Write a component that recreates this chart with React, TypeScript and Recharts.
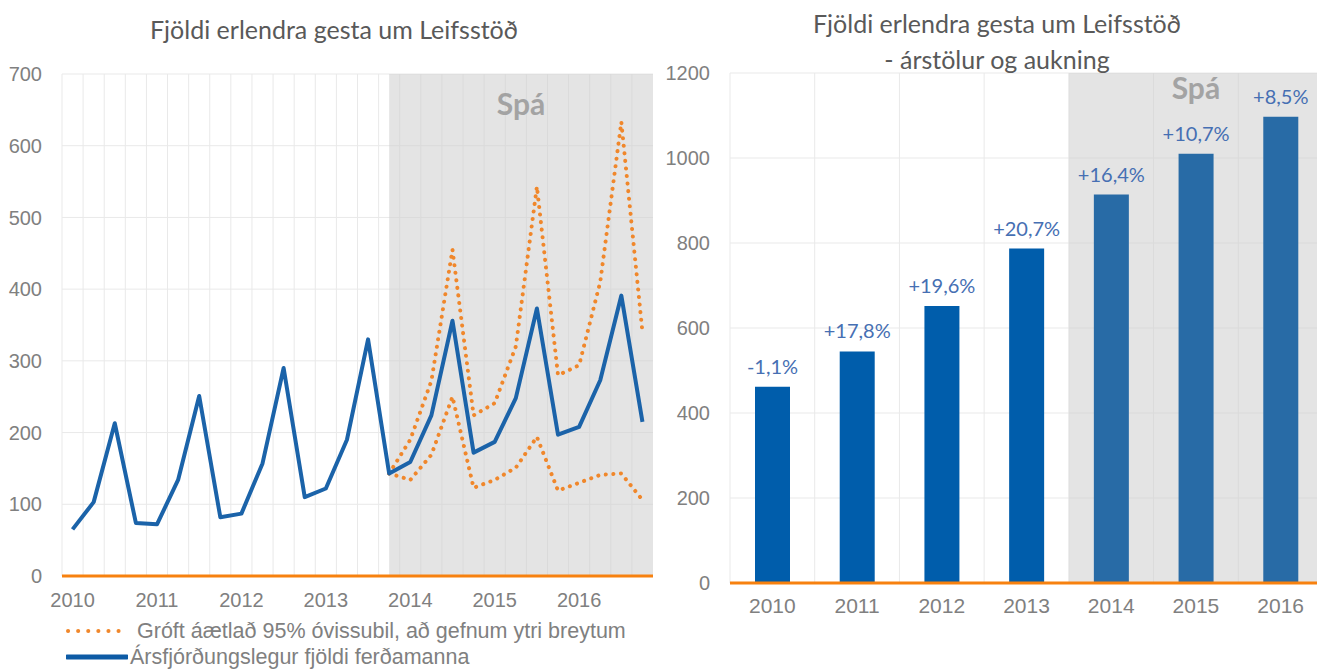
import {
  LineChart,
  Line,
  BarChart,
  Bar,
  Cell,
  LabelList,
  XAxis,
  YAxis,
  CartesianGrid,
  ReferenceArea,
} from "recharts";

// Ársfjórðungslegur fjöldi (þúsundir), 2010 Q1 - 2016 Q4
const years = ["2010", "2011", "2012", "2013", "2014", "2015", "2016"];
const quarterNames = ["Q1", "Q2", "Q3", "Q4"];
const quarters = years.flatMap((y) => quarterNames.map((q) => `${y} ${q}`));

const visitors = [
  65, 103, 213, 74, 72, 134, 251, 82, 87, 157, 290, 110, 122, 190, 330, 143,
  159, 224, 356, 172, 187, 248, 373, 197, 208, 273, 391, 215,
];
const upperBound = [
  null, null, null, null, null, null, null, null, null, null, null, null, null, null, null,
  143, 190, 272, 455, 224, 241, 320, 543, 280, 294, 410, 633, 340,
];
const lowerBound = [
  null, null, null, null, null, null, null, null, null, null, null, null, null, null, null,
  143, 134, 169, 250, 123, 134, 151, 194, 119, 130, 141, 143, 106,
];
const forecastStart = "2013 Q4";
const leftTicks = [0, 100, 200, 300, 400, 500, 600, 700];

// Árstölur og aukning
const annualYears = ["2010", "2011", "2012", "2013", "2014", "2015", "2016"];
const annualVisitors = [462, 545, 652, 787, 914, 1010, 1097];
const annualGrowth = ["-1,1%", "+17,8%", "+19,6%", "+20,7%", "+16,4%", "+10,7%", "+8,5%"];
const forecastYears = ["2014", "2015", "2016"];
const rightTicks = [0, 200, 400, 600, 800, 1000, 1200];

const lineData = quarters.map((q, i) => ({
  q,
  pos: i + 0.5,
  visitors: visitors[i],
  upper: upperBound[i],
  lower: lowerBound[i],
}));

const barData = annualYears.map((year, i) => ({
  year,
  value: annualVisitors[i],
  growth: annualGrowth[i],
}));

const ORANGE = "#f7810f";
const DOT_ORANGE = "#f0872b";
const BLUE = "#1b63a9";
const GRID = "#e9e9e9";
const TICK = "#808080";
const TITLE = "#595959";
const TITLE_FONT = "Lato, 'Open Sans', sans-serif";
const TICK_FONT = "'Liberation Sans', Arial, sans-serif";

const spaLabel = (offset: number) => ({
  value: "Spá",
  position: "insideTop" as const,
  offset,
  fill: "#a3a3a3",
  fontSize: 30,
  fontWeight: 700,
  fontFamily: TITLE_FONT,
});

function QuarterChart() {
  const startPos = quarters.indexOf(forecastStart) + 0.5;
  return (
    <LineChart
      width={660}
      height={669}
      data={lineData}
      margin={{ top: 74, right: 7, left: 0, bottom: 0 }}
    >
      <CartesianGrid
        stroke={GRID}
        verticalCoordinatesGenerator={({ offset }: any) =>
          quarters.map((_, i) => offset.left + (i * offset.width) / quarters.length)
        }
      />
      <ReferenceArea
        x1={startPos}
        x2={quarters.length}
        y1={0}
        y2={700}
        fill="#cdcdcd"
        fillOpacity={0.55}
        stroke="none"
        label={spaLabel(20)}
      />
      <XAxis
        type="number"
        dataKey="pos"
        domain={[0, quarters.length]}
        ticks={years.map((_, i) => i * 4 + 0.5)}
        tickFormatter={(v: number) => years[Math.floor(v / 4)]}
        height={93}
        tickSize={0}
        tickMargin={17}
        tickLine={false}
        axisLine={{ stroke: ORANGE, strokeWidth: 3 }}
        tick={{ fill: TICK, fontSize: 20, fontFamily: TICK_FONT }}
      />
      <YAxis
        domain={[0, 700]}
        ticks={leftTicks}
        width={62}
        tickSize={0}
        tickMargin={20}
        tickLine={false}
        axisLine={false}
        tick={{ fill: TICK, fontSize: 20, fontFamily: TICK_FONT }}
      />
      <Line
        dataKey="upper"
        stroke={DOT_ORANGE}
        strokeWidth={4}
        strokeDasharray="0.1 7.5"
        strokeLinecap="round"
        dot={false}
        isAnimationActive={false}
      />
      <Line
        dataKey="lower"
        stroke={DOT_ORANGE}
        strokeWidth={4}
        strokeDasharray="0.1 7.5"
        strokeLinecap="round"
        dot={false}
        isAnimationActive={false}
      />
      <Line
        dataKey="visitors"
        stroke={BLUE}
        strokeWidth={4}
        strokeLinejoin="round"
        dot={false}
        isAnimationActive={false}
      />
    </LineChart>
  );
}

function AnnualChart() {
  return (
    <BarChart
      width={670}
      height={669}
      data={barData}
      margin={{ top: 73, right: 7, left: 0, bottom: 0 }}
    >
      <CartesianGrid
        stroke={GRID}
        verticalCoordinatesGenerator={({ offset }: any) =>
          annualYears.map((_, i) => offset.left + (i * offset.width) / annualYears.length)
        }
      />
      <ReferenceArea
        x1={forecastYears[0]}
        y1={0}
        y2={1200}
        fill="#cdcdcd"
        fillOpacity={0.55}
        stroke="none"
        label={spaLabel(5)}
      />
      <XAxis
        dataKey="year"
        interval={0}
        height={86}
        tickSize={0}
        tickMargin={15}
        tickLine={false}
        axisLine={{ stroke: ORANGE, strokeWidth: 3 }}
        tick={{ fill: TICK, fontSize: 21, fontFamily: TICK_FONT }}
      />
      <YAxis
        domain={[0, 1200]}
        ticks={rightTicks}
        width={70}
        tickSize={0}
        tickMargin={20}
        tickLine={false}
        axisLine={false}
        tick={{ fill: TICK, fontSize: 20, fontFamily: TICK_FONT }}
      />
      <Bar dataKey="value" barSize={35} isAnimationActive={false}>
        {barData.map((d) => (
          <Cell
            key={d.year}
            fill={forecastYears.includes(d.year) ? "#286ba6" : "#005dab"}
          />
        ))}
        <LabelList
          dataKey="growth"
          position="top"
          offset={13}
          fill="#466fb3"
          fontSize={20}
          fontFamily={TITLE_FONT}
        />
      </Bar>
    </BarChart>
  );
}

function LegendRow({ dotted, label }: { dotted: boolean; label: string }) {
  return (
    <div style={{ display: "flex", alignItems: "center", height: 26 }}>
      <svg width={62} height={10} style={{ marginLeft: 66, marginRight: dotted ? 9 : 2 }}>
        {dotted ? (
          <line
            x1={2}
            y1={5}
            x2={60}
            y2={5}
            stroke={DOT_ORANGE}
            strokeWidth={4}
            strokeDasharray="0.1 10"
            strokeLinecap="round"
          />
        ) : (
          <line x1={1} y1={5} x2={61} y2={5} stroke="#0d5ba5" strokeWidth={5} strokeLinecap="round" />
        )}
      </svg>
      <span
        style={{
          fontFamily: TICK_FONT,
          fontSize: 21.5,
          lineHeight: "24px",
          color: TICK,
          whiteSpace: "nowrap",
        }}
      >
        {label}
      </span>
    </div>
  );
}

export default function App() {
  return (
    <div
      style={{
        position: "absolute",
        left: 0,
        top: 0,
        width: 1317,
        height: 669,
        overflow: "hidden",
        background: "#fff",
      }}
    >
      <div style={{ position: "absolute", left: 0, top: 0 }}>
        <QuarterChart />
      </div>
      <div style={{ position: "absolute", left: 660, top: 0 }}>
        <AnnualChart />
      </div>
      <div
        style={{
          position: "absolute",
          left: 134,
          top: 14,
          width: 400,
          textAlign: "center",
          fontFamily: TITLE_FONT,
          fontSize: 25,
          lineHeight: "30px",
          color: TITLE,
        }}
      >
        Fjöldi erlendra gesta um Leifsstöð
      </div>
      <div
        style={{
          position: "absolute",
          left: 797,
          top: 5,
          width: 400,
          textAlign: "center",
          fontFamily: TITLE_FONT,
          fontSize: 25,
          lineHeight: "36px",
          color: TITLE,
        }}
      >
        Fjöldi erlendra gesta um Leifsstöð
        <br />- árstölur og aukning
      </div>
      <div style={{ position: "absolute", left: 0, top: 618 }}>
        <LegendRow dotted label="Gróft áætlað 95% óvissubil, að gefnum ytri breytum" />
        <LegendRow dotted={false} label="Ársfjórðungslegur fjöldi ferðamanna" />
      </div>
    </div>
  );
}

========

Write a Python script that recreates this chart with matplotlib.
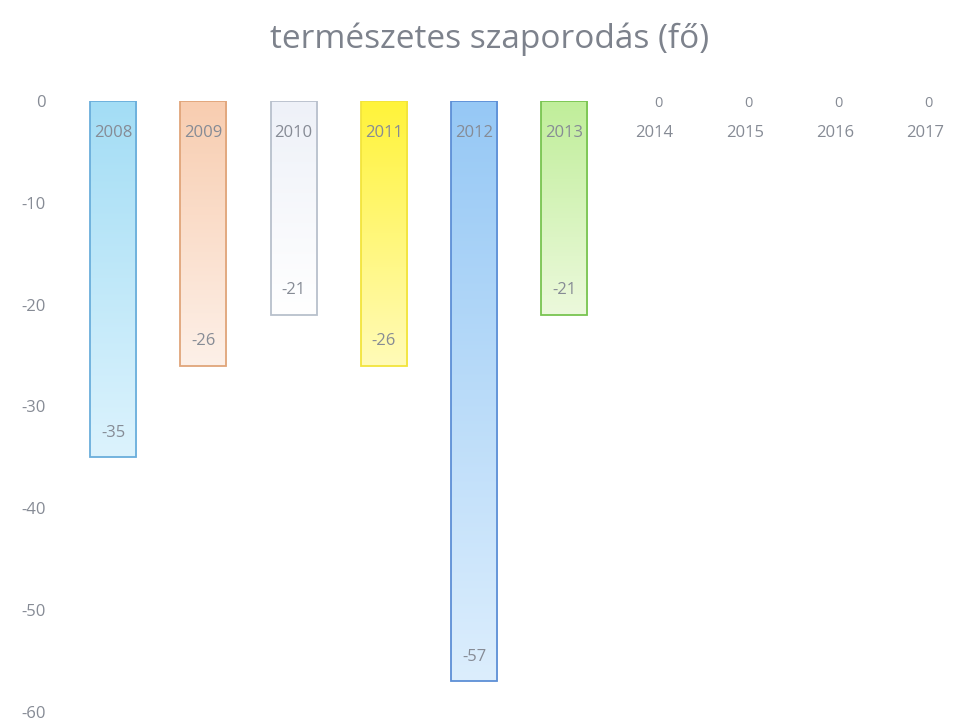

========

* Aim of the exercise
Keep the images out of the copy. Repeat word for word only the lines from the one containing "Write a component" through the one containing "const leftTicks = [0, 100, 200, 300, 400, 500, 600, 700];", both ends included.

* Output
Write a component that recreates this chart with React, TypeScript and Recharts.
import {
  LineChart,
  Line,
  BarChart,
  Bar,
  Cell,
  LabelList,
  XAxis,
  YAxis,
  CartesianGrid,
  ReferenceArea,
} from "recharts";

// Ársfjórðungslegur fjöldi (þúsundir), 2010 Q1 - 2016 Q4
const years = ["2010", "2011", "2012", "2013", "2014", "2015", "2016"];
const quarterNames = ["Q1", "Q2", "Q3", "Q4"];
const quarters = years.flatMap((y) => quarterNames.map((q) => `${y} ${q}`));

const visitors = [
  65, 103, 213, 74, 72, 134, 251, 82, 87, 157, 290, 110, 122, 190, 330, 143,
  159, 224, 356, 172, 187, 248, 373, 197, 208, 273, 391, 215,
];
const upperBound = [
  null, null, null, null, null, null, null, null, null, null, null, null, null, null, null,
  143, 190, 272, 455, 224, 241, 320, 543, 280, 294, 410, 633, 340,
];
const lowerBound = [
  null, null, null, null, null, null, null, null, null, null, null, null, null, null, null,
  143, 134, 169, 250, 123, 134, 151, 194, 119, 130, 141, 143, 106,
];
const forecastStart = "2013 Q4";
const leftTicks = [0, 100, 200, 300, 400, 500, 600, 700];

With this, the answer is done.